请看7月1日发生在香港立法会大楼的视频:

https://www.youtube.com/watch?v=rGCugc-P23o

对于以上例举香港(应该还远远不限于)的种种怪事,反思香港今天一些民众强烈排斥内地的制度,其实正是“一国两制”所埋下的恶果。既要以实行资本主义制度凸显设计者的宽柔和睿智,又要以社会主义“一国”《选法》原则和中央政府的权威限制资本主义的发展与运作,谋求把资本主义控制在循规蹈矩的轨道上,天下哪有如此便宜的好事?不出现资本主义的怪胎才是怪事啊!可以预言,只要“一国两制”继续实行下去,过去、今天香港发生的一切怪事,今后、将来都还会继续发生。今天不谋定终止“两制”,二十八年后更无法终止“两制”,而且后果可能更其严重。提前爆发,总比到时积重难返好。

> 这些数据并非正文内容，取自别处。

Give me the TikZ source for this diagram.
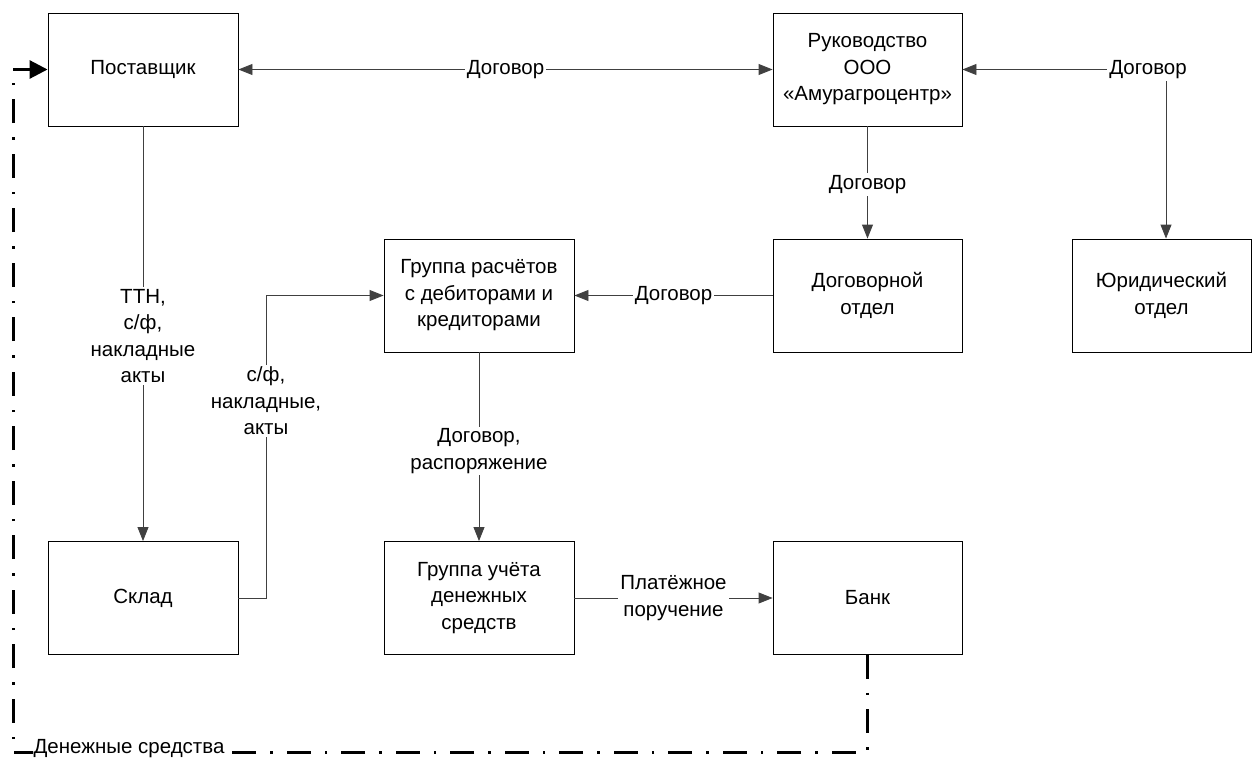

“一国两制”注定会被历史所淘汰,充其量不过是起着历史垃圾箱的作用:如果香港的今天和未来继续乱象横生、社会撕裂、贫富悬殊、经济萎缩,反对势力就会把责任完全推卸到“一国两制”实施的失败上。如果情况正好相反,香港政治经济社会发展超越了内地,反对势力必然也会声称全拜资本主义制度所赐,同时还势必动摇了内地广大地区继续走社会主义道路的信心,证明“一国两制”中社会主义制度以及《宪法》的彻底失败。那时,中央政府还有本钱将对香港的所有优惠政策施加到内地广大地区身上吗?正所谓“猪八戒照镜子,里外不是人”,无论历史发展是进是退,“一国两制”注定都要承担罪名并以失败告终。

末了,顺便提一下台湾问题。蔡英文当局不是极力抗拒“一国两制”吗?也好,两岸从此都不必再纠缠“一国两制”了。中国将来用实力收复台湾后,直接就实行“一国一制”的社会主义制度,免得再陷入香港今天无尽的啰嗦。